• Given material:

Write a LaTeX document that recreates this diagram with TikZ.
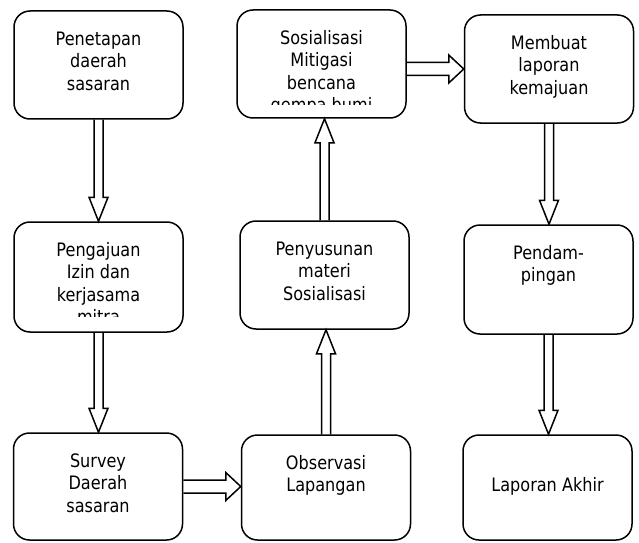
\documentclass[tikz,border=0pt]{standalone}
\usepackage{fontspec}
\setmainfont{DejaVu Sans}[FakeStretch=0.87]
\usetikzlibrary{calc}

\tikzset{
  stepbox/.style={rectangle, rounded corners=16pt, draw=black, line width=1.5pt,
    minimum width=169pt, minimum height=108pt, inner sep=0pt},
  steptext/.style={align=center, inner sep=0pt, anchor=north,
    font=\fontsize{18.5}{22.5}\selectfont},
  blockline/.style={draw=black, line width=1.5pt, line join=miter}
}

% text of a box: first baseline #1 below the top, cut 95pt below the top
\newcommand{\steplabel}[3][35]{%
  \begin{scope}
    \clip (#2.north west) rectangle ([yshift=-95pt]#2.north east);
    \node[steptext] (#2-text) at ([yshift={16pt-#1pt}]#2.north) {\rule{0pt}{16pt}#3};
  \end{scope}}

% hollow block arrow: from, to, half shaft, half head, head length
\newcommand{\blockarrow}[5]{%
  \coordinate (ah) at ($(#2)!#5!(#1)$);
  \draw[blockline] ($(#1)!#3!90:(#2)$) -- ($(ah)!#3!90:(#2)$) -- ($(ah)!#4!90:(#2)$)
    -- (#2) -- ($(ah)!#4!-90:(#2)$) -- ($(ah)!#3!-90:(#2)$) -- ($(#1)!#3!-90:(#2)$);}

\begin{document}
\begin{tikzpicture}[x=1pt, y=1pt]
    \useasboundingbox (0,0) rectangle (639,542);

    \node[stepbox] (penetapan) at (98.5, 477) {};
    \node[stepbox, minimum height=110pt] (pengajuan) at (98.5, 265) {};
    \node[stepbox, minimum height=107pt] (survey) at (98, 55.5) {};
    \node[stepbox, minimum height=105pt] (observasi) at (326, 54.5) {};
    \node[stepbox] (penyusunan) at (324.5, 267) {};
    \node[stepbox] (sosialisasi) at (321.5, 478) {};
    \node[stepbox] (laporan) at (549, 473) {};
    \node[stepbox, minimum height=109pt] (pendampingan) at (548.5, 262.5) {};
    \node[stepbox, minimum height=105pt] (akhir) at (547.5, 54.5) {};

    \steplabel{penetapan}{Penetapan\\daerah\\sasaran}
    \steplabel{pengajuan}{Pengajuan\\Izin dan\\kerjasama\\mitra}
    \steplabel{survey}{Survey\\Daerah\\sasaran}
    \steplabel{observasi}{Observasi\\Lapangan}
    \steplabel{penyusunan}{Penyusunan\\materi\\Sosialisasi}
    \steplabel{sosialisasi}{Sosialisasi\\Mitigasi\\bencana\\gempa bumi}
    \steplabel{laporan}{Membuat\\laporan\\kemajuan}
    \steplabel{pendampingan}{Pendam-\\pingan}
    \steplabel[57]{akhir}{Laporan Akhir}

    \coordinate (to-pengajuan) at (penetapan.south |- pengajuan.north);
    \coordinate (to-survey) at (pengajuan.south |- survey.north);
    \coordinate (to-observasi) at (survey.east -| observasi.west);
    \coordinate (to-penyusunan) at (observasi.north |- penyusunan.south);
    \coordinate (to-sosialisasi) at (penyusunan.north |- sosialisasi.south);
    \coordinate (from-sosialisasi) at (sosialisasi.east |- laporan.west);
    \coordinate (to-pendampingan) at (laporan.south |- pendampingan.north);
    \coordinate (to-akhir) at (pendampingan.south |- akhir.north);

    \blockarrow{penetapan.south}{to-pengajuan}{4.5pt}{9.5pt}{24pt}
    \blockarrow{pengajuan.south}{to-survey}{4.5pt}{9.5pt}{24pt}
    \blockarrow{survey.east}{to-observasi}{6.5pt}{14pt}{15pt}
    \blockarrow{observasi.north}{to-penyusunan}{4.5pt}{9.5pt}{24pt}
    \blockarrow{penyusunan.north}{to-sosialisasi}{4.5pt}{9.5pt}{24pt}
    \blockarrow{from-sosialisasi}{laporan.west}{6.5pt}{14pt}{15pt}
    \blockarrow{laporan.south}{to-pendampingan}{4.5pt}{9.5pt}{24pt}
    \blockarrow{pendampingan.south}{to-akhir}{4.5pt}{9.5pt}{24pt}
\end{tikzpicture}
\end{document}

• To be done: The listing above must be printed again exactly, minus its pictures.

• Solution for this exercise:
Write a LaTeX document that recreates this diagram with TikZ.
\documentclass[tikz,border=0pt]{standalone}
\usepackage{fontspec}
\setmainfont{DejaVu Sans}[FakeStretch=0.87]
\usetikzlibrary{calc}

\tikzset{
  stepbox/.style={rectangle, rounded corners=16pt, draw=black, line width=1.5pt,
    minimum width=169pt, minimum height=108pt, inner sep=0pt},
  steptext/.style={align=center, inner sep=0pt, anchor=north,
    font=\fontsize{18.5}{22.5}\selectfont},
  blockline/.style={draw=black, line width=1.5pt, line join=miter}
}

% text of a box: first baseline #1 below the top, cut 95pt below the top
\newcommand{\steplabel}[3][35]{%
  \begin{scope}
    \clip (#2.north west) rectangle ([yshift=-95pt]#2.north east);
    \node[steptext] (#2-text) at ([yshift={16pt-#1pt}]#2.north) {\rule{0pt}{16pt}#3};
  \end{scope}}

% hollow block arrow: from, to, half shaft, half head, head length
\newcommand{\blockarrow}[5]{%
  \coordinate (ah) at ($(#2)!#5!(#1)$);
  \draw[blockline] ($(#1)!#3!90:(#2)$) -- ($(ah)!#3!90:(#2)$) -- ($(ah)!#4!90:(#2)$)
    -- (#2) -- ($(ah)!#4!-90:(#2)$) -- ($(ah)!#3!-90:(#2)$) -- ($(#1)!#3!-90:(#2)$);}

\begin{document}
\begin{tikzpicture}[x=1pt, y=1pt]
    \useasboundingbox (0,0) rectangle (639,542);

    \node[stepbox] (penetapan) at (98.5, 477) {};
    \node[stepbox, minimum height=110pt] (pengajuan) at (98.5, 265) {};
    \node[stepbox, minimum height=107pt] (survey) at (98, 55.5) {};
    \node[stepbox, minimum height=105pt] (observasi) at (326, 54.5) {};
    \node[stepbox] (penyusunan) at (324.5, 267) {};
    \node[stepbox] (sosialisasi) at (321.5, 478) {};
    \node[stepbox] (laporan) at (549, 473) {};
    \node[stepbox, minimum height=109pt] (pendampingan) at (548.5, 262.5) {};
    \node[stepbox, minimum height=105pt] (akhir) at (547.5, 54.5) {};

    \steplabel{penetapan}{Penetapan\\daerah\\sasaran}
    \steplabel{pengajuan}{Pengajuan\\Izin dan\\kerjasama\\mitra}
    \steplabel{survey}{Survey\\Daerah\\sasaran}
    \steplabel{observasi}{Observasi\\Lapangan}
    \steplabel{penyusunan}{Penyusunan\\materi\\Sosialisasi}
    \steplabel{sosialisasi}{Sosialisasi\\Mitigasi\\bencana\\gempa bumi}
    \steplabel{laporan}{Membuat\\laporan\\kemajuan}
    \steplabel{pendampingan}{Pendam-\\pingan}
    \steplabel[57]{akhir}{Laporan Akhir}

    \coordinate (to-pengajuan) at (penetapan.south |- pengajuan.north);
    \coordinate (to-survey) at (pengajuan.south |- survey.north);
    \coordinate (to-observasi) at (survey.east -| observasi.west);
    \coordinate (to-penyusunan) at (observasi.north |- penyusunan.south);
    \coordinate (to-sosialisasi) at (penyusunan.north |- sosialisasi.south);
    \coordinate (from-sosialisasi) at (sosialisasi.east |- laporan.west);
    \coordinate (to-pendampingan) at (laporan.south |- pendampingan.north);
    \coordinate (to-akhir) at (pendampingan.south |- akhir.north);

    \blockarrow{penetapan.south}{to-pengajuan}{4.5pt}{9.5pt}{24pt}
    \blockarrow{pengajuan.south}{to-survey}{4.5pt}{9.5pt}{24pt}
    \blockarrow{survey.east}{to-observasi}{6.5pt}{14pt}{15pt}
    \blockarrow{observasi.north}{to-penyusunan}{4.5pt}{9.5pt}{24pt}
    \blockarrow{penyusunan.north}{to-sosialisasi}{4.5pt}{9.5pt}{24pt}
    \blockarrow{from-sosialisasi}{laporan.west}{6.5pt}{14pt}{15pt}
    \blockarrow{laporan.south}{to-pendampingan}{4.5pt}{9.5pt}{24pt}
    \blockarrow{pendampingan.south}{to-akhir}{4.5pt}{9.5pt}{24pt}
\end{tikzpicture}
\end{document}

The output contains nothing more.